» **Brief**: In the entries below, count every line with the word "this". Return only the count.

» **Given entries**:
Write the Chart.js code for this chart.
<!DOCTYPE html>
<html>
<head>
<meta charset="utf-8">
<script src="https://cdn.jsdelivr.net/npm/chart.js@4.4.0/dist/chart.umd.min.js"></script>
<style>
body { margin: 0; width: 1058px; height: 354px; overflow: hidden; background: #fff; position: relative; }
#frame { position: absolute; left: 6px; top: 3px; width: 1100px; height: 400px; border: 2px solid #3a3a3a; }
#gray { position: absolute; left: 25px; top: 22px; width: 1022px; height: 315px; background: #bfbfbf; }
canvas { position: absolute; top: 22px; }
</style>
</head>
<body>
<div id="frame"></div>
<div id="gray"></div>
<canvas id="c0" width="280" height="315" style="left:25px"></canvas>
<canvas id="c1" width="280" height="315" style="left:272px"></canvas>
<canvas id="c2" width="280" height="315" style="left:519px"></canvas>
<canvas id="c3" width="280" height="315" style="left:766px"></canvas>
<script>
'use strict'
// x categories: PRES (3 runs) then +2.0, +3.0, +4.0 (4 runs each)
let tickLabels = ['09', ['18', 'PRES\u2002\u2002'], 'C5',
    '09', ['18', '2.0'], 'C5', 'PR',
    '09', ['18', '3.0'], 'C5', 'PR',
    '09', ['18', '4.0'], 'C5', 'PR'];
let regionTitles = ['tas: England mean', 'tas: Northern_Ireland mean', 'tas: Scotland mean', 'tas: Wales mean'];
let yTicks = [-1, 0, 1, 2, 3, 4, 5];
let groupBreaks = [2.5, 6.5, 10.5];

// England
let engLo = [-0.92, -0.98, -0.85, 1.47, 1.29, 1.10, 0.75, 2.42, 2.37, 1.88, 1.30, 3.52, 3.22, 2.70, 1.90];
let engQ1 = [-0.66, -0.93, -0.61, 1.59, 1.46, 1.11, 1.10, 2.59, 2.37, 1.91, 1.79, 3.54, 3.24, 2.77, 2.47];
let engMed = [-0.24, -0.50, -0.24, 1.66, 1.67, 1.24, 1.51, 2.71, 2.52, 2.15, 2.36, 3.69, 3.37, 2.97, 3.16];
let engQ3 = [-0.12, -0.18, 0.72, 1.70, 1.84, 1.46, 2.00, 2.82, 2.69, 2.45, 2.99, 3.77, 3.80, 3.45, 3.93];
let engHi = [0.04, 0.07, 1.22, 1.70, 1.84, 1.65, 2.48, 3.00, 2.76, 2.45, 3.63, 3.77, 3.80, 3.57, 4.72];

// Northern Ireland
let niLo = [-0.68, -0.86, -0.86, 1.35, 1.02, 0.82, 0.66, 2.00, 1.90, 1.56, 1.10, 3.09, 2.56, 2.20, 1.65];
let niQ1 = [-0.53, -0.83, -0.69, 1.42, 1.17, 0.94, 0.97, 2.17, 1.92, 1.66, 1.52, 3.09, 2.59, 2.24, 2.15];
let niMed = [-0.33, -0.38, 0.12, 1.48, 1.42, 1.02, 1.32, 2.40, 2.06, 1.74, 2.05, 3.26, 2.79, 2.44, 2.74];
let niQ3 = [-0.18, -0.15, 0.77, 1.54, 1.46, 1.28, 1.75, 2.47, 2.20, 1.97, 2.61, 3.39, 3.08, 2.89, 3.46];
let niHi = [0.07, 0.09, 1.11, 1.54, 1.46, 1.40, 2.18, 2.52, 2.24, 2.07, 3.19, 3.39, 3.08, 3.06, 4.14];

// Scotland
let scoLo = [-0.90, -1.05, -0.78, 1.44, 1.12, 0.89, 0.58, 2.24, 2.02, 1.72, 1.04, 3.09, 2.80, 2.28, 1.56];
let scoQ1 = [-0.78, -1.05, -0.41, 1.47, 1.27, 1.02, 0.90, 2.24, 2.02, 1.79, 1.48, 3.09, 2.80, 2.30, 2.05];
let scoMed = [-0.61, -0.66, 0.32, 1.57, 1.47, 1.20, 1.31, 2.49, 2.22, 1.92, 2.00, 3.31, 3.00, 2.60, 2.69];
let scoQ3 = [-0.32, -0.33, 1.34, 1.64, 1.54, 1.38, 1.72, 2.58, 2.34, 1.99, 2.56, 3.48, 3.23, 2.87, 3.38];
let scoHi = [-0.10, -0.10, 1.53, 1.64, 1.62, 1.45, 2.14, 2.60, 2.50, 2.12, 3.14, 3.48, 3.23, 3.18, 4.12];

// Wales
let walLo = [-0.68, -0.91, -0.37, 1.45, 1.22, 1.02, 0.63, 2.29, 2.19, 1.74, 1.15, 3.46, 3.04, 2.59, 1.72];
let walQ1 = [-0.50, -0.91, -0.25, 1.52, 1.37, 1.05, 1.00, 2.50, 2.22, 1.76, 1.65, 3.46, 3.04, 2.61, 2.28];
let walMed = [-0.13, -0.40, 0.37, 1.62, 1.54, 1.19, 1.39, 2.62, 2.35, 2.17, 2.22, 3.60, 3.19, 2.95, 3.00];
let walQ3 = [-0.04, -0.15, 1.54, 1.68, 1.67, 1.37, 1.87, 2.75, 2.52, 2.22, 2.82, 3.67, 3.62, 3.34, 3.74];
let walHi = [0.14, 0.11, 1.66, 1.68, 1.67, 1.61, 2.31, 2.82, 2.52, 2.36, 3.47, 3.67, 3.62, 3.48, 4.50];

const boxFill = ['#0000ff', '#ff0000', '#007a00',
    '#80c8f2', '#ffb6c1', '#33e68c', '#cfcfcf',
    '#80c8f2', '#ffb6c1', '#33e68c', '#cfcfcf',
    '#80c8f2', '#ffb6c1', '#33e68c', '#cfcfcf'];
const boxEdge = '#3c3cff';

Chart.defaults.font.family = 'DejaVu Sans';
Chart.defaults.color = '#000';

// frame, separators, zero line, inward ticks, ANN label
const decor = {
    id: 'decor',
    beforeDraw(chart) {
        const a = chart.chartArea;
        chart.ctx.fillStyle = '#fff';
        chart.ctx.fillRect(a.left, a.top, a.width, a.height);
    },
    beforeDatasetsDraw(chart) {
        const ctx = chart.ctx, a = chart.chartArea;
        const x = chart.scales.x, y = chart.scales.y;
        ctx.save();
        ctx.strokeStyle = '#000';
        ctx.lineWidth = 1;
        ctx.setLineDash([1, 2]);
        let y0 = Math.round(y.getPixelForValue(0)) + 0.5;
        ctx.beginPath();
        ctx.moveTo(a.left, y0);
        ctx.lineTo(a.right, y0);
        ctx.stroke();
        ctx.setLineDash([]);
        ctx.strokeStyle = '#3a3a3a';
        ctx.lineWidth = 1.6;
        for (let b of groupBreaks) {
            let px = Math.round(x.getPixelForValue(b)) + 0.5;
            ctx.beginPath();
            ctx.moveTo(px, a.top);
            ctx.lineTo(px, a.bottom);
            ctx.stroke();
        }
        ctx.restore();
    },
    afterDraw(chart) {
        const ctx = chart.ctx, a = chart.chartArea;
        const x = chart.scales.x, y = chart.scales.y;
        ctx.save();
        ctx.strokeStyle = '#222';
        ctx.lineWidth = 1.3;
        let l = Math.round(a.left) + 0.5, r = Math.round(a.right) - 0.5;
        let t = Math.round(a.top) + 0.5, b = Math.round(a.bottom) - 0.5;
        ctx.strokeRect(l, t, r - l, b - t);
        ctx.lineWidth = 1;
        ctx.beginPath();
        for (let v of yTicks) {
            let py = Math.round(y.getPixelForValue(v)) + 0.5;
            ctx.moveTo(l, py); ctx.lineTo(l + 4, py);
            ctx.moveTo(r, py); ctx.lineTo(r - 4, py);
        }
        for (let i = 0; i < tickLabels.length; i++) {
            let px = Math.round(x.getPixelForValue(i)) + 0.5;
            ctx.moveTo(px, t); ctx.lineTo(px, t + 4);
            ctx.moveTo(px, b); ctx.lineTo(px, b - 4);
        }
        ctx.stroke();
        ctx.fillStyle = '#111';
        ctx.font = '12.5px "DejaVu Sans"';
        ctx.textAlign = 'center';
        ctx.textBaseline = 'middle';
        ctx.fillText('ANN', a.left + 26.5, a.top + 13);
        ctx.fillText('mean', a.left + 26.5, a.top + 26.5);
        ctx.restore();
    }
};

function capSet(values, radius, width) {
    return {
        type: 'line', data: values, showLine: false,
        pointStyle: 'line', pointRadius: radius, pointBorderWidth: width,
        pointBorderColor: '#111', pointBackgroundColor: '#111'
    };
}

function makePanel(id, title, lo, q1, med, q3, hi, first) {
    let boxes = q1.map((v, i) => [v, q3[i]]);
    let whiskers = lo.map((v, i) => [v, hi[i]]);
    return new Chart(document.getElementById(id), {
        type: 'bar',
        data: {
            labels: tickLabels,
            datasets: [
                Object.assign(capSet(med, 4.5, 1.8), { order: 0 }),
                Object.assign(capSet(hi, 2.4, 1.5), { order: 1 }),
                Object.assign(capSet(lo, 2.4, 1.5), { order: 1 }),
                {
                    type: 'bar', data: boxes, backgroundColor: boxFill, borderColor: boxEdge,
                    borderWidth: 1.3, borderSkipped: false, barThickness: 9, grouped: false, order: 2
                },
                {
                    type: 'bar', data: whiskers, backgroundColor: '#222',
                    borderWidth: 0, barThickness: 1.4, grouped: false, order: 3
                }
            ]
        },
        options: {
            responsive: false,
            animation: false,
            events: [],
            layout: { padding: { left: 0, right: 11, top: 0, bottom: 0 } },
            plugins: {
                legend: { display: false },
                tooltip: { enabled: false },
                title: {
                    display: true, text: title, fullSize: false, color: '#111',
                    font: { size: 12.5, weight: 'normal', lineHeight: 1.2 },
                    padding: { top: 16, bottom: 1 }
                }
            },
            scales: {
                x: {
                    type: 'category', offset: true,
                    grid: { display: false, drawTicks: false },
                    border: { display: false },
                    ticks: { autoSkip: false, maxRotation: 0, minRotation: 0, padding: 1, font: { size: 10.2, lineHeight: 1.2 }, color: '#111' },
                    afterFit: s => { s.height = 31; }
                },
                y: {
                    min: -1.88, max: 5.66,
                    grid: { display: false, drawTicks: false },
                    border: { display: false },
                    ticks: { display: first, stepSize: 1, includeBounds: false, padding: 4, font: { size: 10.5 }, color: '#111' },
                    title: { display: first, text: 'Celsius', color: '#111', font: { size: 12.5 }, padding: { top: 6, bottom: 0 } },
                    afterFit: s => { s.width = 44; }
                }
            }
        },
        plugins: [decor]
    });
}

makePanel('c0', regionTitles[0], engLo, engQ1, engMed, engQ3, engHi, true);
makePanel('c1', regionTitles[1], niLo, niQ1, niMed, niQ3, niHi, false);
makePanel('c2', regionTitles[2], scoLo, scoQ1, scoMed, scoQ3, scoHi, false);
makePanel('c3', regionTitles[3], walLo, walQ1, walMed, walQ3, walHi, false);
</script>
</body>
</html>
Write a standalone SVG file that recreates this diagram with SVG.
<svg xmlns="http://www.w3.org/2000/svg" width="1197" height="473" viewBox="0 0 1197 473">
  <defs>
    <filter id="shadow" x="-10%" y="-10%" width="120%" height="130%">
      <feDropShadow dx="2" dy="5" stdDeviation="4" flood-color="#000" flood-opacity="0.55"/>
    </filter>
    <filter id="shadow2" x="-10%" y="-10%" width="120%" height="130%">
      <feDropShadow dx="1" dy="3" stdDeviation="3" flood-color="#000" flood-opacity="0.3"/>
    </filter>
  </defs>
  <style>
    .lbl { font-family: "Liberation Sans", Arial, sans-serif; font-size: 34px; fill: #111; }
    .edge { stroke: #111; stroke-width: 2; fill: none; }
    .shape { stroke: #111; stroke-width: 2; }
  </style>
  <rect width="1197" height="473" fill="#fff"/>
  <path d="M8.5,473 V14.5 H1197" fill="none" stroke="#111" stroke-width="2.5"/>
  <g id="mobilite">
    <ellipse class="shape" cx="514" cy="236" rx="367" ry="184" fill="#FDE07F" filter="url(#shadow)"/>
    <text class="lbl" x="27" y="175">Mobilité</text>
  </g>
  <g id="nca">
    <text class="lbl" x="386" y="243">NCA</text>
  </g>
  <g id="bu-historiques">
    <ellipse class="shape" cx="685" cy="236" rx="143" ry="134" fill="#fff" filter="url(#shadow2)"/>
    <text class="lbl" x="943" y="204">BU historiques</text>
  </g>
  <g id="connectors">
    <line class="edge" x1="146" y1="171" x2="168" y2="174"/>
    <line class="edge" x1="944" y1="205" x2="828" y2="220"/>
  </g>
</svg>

» **Answer in full**: 2